We now have grass again on the seaside side of our garden – the contractors laid down new topsoil and grass seed once they finished the reconstruction of our stream bank – albeit complete with many dock leaves – but our main problem is with the rabbits eating our new plants.  We extended the trellis border making it wider to accommodate some seaside plants that we bought in the summer.  We are hoping they will seed and spread quickly and eventually provide a natural look along the stream bank.  We have had to put chicken wire around these until either the plants recover or the rabbits get fed up and move on to something else – hopefully the docks!

They seem to be leaving the Delphiniums in the Woodland walk alone this year and I have a nice clump of them  – some are still to flower.  I love this deep blue against the orange of the Monbrettia.

There is not a lot of colour going on around the pond at the moment so I might add some late summer / early Autumn planting to rectify this next year although I often quite like to have a parts of the garden that are just restful – the pond is definitely a Spring / early summer corner.

For bursts of colour you cannot beat Hydrangeas – this is one of my favourites and it really brightens up this spot by the daisy path.

Back at home I now have Sweet Peas to cut at last – I planted them late and so this is the first of them – a lovely velvety deep purple with a sprig of  – you’ve guessed it – orange Monbrettia – it colour coordinated so well with my mixed fresh fruits for breakfast today.

During my ‘sorting out’ I discovered some instructions and directions that I had photocopied to turn into care cards – see here if you are unfamiliar with my way of dealing with this kind of information – I have now laminated these and they can be placed where I need them to refer to.

Tomorrow is work again and it will be a day or two before I can get back to the decluttering.  My next project is to go through the boxes in the wardrobe in the middle bedroom to reduce the amount of stored ‘stuff’ and get the room emptied ready to decorate.  The wardrobe in here which has sliding doors is to be dismantled to make way for a newer version.

Back soon x

 

 

 

cleaning, mEAndering, nEAtening, out and about

up hill and down dale…

I had quite a busy weekend but mostly enjoyable.

I did my two hours of paperwork over Friday and Saturday (mentioned in my previous post) and filed all the papers and then moved on to the Mount Everest of an ironing pile and finally managed a half-way clean in our office and main bedroom.

A half-way clean in my books is one that isn’t exactly a deep clean of moving furniture or emptying cupboards but neither a lick and tickle with the duster.  It always feels good to me to have a good clear up – tidying up loose ends as I go and then giving all the surfaces a good clean.  What a shame it doesn’t stay in shape for longer!

On Friday afternoon I took my good friend and neighbour out for Afternoon Tea for her birthday at a local Garden Centre called Totties – only when we got there did we find we should have booked!  We settled on a Cheese ploughman’s with hummus instead followed by ice cream – both courses were delicious.  We both agreed it was probably more enjoyable than Afternoon tea as we both like savoury foods more than too many sweet cakes.  We will definitely go back though to sample the Afternoon tea another day – remembering to book next time.

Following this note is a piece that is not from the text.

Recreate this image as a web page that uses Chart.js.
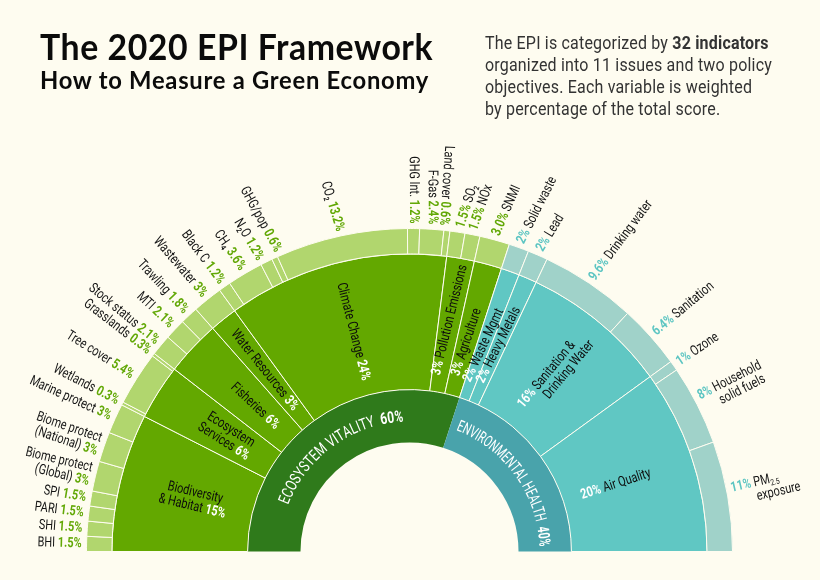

We travelled up to the Yorkshire Dales on Sunday to meet my daughter and granddaughter at the Himalayan Garden at Grewelthorpe between Ripon and Masham. 

I was a bit disappointed that it was overcast and in places quite cool but depending on where we walked in the garden we came across unexpected pockets of warm micro-climates.

It is quite a stunning 20 acre garden with a mass of very colourful and showy rhododendrons and Azaleas on wooded slopes with winding paths that lead down into a valley with two main lakes.

Dotted amongst the planting are modern sculptures – some I liked better than others and although it is an interesting garden I personally found some of the features a bit too themed but it didn’t really detract from the beauty of the place.  

These are the sculptures we did find interesting…

perhaps not a sculpture but I quite like this feature below!

The Primula here grow in abundance…

and this jetty is my favourite spot…

You have to admire the sheer scale of the planting and dedication that has gone into this place and it is still a work in progress.  The garden has an interesting history which you can read about in the new visitor centre.  It is a private garden that is only open for a limited number of weeks in the year and you have the added bonus of being able to talk to the head gardener in the Nursery for planting advice.

In all it was a pleasant day we had a picnic in the grounds and a cup of tea from the new chalet tea room and a play on the roundabouts then set off gathering pine cones, sticks and fallen leaves for granny to carry.  I resembled a nature table by the end of the walk.  In the Plant Nursery we were tempted to buy a delicately flowered white Azalea (see below) which is now waiting on our patio for a trip to Scotland.  It is not too showy and likes shade and will blend in well in our wood at the cottage.

At the end of the day we went home with one happy little girl…

and one happy granny…

My garden tonight – a little smaller in scale than the 20 acre garden but my little corner of tranquility and how quickly everything is growing.

And now its back to work while the weather is warmer and sunny!